### Goal
Only lines with the string "diagram" matter here; gather them from the material below.
***** Material for this exercise
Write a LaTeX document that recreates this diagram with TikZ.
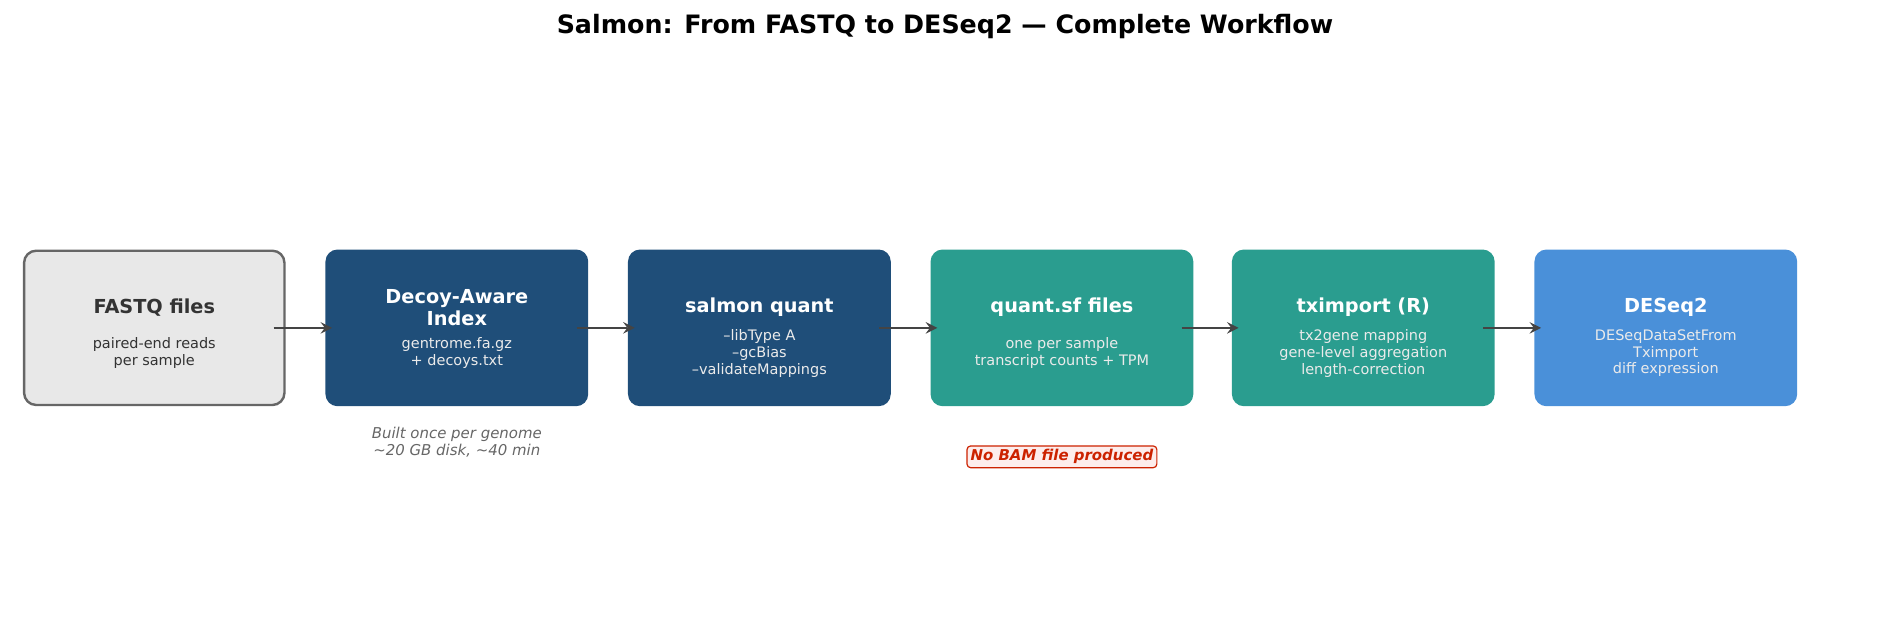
\documentclass[tikz,border=0pt]{standalone}
\usepackage{fontspec}
\setmainfont{DejaVu Sans}
\definecolor{dblue}{HTML}{1F4E79}
\definecolor{teal}{HTML}{2A9D8F}
\definecolor{lblue}{HTML}{4A90D9}
\definecolor{gfill}{HTML}{E8E8E8}
\definecolor{gline}{HTML}{666666}
\definecolor{dtext}{HTML}{333333}
\definecolor{arr}{HTML}{444444}
\definecolor{note}{HTML}{666666}
\definecolor{redt}{HTML}{CC2200}
\definecolor{redf}{HTML}{FDEDEC}
\begin{document}
\begin{tikzpicture}[x=0.5pt,y=-0.5pt,
 box/.style={rounded corners=5pt,minimum width=109pt,minimum height=65pt,inner sep=0pt,align=center,text=white},
 hd/.style={font=\fontsize{8}{9}\selectfont\bfseries},
 sub/.style={font=\fontsize{6}{7}\selectfont},
 ar/.style={-stealth,line width=1.1pt,draw=arr}]
\useasboundingbox (0,0) rectangle (1568,534);
\node[font=\fontsize{10.5}{12}\selectfont\bfseries] (title) at (784,22) {Salmon: From FASTQ to DESeq2 — Complete Workflow};
\node[box,fill=gfill,draw=gline,line width=1pt,text=dtext,minimum width=108pt,minimum height=64pt] (b1) at (128,272) {};
\node[hd,text=dtext] at (128,255) {FASTQ files};
\node[sub,text=dtext,align=center] at (128,293) {paired-end reads\\per sample};
\node[box,fill=dblue] (b2) at (379,272) {};
\node[hd,text=white,align=center] at (379,255) {Decoy-Aware\\Index};
\node[sub,text=white!92!black,align=center] at (379,293) {gentrome.fa.gz\\+ decoys.txt};
\node[box,fill=dblue] (b3) at (630,272) {};
\node[hd,text=white] at (630,255) {salmon quant};
\node[sub,text=white!92!black,align=center] at (630,293) {--libType A\\--gcBias\\--validateMappings};
\node[box,fill=teal] (b4) at (881,272) {};
\node[hd,text=white] at (881,255) {quant.sf files};
\node[sub,text=white!92!black,align=center] at (881,293) {one per sample\\transcript counts + TPM};
\node[box,fill=teal] (b5) at (1131,272) {};
\node[hd,text=white] at (1131,255) {tximport (R)};
\node[sub,text=white!92!black,align=center] at (1131,293) {tx2gene mapping\\gene-level aggregation\\length-correction};
\node[box,fill=lblue] (b6) at (1382,272) {};
\node[hd,text=white] at (1382,255) {DESeq2};
\node[sub,text=white!92!black,align=center] at (1382,293) {DESeqDataSetFrom\\Tximport\\diff expression};
\foreach \a/\b in {b1/b2,b2/b3,b3/b4,b4/b5,b5/b6}
  \draw[ar] ([xshift=-5pt]\a.east) -- ([xshift=3pt]\b.west);
\node[sub,font=\fontsize{6.2}{7}\selectfont\itshape,text=note,align=center] (n1) at (379,367) {Built once per genome\\\textasciitilde20 GB disk, \textasciitilde40 min};
\node[font=\fontsize{6.2}{7}\selectfont\bfseries\itshape,text=redt,fill=redf,draw=redt,line width=0.5pt,rounded corners=1.5pt,inner sep=1.5pt] (n2) at (881,379) {No BAM file produced};
\end{tikzpicture}
\end{document}
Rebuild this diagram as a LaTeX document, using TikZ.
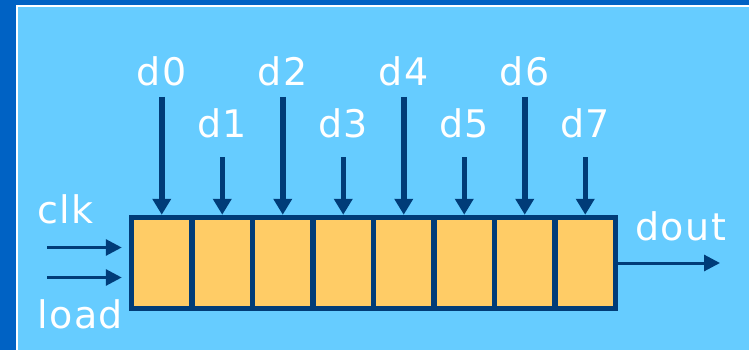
**********
### Problem solution
Write a LaTeX document that recreates this diagram with TikZ.
Rebuild this diagram as a LaTeX document, using TikZ.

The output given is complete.